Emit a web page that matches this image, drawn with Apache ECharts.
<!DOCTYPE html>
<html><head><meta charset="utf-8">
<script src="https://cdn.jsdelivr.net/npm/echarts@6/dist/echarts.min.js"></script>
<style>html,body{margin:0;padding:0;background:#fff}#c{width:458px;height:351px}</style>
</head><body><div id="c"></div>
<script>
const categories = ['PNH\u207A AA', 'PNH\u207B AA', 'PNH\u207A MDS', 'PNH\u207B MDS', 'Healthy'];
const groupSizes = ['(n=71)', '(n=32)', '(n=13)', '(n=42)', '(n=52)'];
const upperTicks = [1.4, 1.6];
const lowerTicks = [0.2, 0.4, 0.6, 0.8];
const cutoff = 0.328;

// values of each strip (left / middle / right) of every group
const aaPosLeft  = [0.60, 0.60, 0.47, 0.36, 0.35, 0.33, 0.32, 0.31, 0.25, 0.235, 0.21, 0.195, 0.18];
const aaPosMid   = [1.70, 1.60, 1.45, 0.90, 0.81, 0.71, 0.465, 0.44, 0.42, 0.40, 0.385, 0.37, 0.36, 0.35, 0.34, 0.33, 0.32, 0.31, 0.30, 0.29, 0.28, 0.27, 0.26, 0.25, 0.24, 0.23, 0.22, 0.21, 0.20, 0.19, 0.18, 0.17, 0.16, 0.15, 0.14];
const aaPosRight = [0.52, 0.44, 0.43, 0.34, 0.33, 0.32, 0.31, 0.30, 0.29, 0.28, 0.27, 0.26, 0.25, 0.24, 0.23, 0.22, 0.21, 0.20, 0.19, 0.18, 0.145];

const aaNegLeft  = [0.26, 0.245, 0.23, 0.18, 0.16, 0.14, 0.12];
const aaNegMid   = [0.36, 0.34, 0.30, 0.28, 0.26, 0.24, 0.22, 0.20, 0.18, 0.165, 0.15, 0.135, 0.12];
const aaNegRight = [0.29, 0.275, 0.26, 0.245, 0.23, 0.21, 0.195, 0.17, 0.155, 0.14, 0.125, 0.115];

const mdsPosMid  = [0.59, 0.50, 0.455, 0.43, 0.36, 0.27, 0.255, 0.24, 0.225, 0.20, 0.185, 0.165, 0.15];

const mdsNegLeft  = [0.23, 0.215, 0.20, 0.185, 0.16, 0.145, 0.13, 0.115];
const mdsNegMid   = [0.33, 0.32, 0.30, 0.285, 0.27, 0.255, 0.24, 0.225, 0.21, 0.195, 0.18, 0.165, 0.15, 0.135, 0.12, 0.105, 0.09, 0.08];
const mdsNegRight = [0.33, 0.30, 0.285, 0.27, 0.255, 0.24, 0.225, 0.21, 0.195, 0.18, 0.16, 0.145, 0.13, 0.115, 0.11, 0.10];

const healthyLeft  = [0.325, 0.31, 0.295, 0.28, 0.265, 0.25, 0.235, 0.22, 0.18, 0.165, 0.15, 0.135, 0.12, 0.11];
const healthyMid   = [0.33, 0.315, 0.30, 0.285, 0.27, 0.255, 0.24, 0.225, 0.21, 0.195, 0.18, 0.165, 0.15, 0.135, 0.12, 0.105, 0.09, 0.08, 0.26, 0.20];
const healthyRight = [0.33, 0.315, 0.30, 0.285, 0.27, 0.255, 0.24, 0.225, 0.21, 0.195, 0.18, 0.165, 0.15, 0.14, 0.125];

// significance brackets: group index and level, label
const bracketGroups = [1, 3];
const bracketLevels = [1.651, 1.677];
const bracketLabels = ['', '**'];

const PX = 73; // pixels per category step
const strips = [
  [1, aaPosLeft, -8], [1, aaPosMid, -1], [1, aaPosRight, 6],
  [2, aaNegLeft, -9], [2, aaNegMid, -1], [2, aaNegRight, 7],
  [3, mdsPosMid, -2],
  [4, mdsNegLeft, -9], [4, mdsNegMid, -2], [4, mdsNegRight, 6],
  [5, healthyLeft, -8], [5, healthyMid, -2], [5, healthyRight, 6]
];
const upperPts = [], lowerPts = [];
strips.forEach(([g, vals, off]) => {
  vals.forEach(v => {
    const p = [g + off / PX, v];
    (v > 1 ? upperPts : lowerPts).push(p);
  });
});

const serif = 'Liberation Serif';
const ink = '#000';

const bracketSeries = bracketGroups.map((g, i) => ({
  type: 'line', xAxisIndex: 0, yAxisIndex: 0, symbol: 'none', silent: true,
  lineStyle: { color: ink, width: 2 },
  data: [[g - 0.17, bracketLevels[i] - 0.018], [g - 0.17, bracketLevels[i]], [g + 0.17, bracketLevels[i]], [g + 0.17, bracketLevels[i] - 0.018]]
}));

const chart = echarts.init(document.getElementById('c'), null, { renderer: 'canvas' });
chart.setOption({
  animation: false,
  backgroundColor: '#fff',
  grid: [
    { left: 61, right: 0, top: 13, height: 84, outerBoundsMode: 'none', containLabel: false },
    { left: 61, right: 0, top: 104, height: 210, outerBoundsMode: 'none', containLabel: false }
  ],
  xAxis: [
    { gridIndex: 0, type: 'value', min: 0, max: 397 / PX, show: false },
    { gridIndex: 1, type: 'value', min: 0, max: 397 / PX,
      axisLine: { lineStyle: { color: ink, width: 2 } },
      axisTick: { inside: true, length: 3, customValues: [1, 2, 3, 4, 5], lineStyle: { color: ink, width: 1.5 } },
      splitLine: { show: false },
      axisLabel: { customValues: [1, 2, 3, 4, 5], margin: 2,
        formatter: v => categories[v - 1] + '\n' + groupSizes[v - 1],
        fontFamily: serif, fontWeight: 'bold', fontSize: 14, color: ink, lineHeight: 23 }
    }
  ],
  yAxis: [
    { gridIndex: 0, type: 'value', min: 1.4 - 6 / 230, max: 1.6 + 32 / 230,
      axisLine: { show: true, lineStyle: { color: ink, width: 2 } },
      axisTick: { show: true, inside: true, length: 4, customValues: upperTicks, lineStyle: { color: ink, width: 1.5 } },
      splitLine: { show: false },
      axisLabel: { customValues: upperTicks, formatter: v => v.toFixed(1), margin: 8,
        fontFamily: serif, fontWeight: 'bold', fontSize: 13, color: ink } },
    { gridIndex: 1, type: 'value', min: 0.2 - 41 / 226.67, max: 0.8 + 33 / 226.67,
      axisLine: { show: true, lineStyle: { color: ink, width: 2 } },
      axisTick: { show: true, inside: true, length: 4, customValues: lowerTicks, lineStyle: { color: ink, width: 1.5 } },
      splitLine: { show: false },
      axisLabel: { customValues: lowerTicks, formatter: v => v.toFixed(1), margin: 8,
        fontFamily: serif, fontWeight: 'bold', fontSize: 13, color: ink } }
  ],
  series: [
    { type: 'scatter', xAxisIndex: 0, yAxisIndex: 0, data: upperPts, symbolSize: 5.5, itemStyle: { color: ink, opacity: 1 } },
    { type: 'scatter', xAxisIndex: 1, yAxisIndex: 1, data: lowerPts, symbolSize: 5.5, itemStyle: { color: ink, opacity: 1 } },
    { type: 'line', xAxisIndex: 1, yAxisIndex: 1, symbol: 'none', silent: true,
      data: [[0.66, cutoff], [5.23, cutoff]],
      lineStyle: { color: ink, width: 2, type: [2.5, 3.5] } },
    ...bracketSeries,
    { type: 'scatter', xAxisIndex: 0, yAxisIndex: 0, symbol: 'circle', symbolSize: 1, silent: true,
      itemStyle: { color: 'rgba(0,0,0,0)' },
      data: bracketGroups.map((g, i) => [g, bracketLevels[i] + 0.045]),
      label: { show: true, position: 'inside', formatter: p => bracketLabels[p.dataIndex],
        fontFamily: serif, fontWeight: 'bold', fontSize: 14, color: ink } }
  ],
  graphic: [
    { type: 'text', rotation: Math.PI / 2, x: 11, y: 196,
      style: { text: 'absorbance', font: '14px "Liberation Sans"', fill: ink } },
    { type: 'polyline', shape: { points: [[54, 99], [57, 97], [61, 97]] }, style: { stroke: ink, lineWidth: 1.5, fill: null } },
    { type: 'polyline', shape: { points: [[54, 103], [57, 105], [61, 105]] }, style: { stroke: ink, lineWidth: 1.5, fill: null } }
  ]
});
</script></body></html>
==*==
• [CHALLENGE] Please transcribe, exactly and with nothing added, the lines from the first line of the material above through the line that contains "0.185, 0.165, 0.15];".

• [SOLUTION FOR THIS EXERCISE]
Emit a web page that matches this image, drawn with Apache ECharts.
<!DOCTYPE html>
<html><head><meta charset="utf-8">
<script src="https://cdn.jsdelivr.net/npm/echarts@6/dist/echarts.min.js"></script>
<style>html,body{margin:0;padding:0;background:#fff}#c{width:458px;height:351px}</style>
</head><body><div id="c"></div>
<script>
const categories = ['PNH\u207A AA', 'PNH\u207B AA', 'PNH\u207A MDS', 'PNH\u207B MDS', 'Healthy'];
const groupSizes = ['(n=71)', '(n=32)', '(n=13)', '(n=42)', '(n=52)'];
const upperTicks = [1.4, 1.6];
const lowerTicks = [0.2, 0.4, 0.6, 0.8];
const cutoff = 0.328;

// values of each strip (left / middle / right) of every group
const aaPosLeft  = [0.60, 0.60, 0.47, 0.36, 0.35, 0.33, 0.32, 0.31, 0.25, 0.235, 0.21, 0.195, 0.18];
const aaPosMid   = [1.70, 1.60, 1.45, 0.90, 0.81, 0.71, 0.465, 0.44, 0.42, 0.40, 0.385, 0.37, 0.36, 0.35, 0.34, 0.33, 0.32, 0.31, 0.30, 0.29, 0.28, 0.27, 0.26, 0.25, 0.24, 0.23, 0.22, 0.21, 0.20, 0.19, 0.18, 0.17, 0.16, 0.15, 0.14];
const aaPosRight = [0.52, 0.44, 0.43, 0.34, 0.33, 0.32, 0.31, 0.30, 0.29, 0.28, 0.27, 0.26, 0.25, 0.24, 0.23, 0.22, 0.21, 0.20, 0.19, 0.18, 0.145];

const aaNegLeft  = [0.26, 0.245, 0.23, 0.18, 0.16, 0.14, 0.12];
const aaNegMid   = [0.36, 0.34, 0.30, 0.28, 0.26, 0.24, 0.22, 0.20, 0.18, 0.165, 0.15, 0.135, 0.12];
const aaNegRight = [0.29, 0.275, 0.26, 0.245, 0.23, 0.21, 0.195, 0.17, 0.155, 0.14, 0.125, 0.115];

const mdsPosMid  = [0.59, 0.50, 0.455, 0.43, 0.36, 0.27, 0.255, 0.24, 0.225, 0.20, 0.185, 0.165, 0.15];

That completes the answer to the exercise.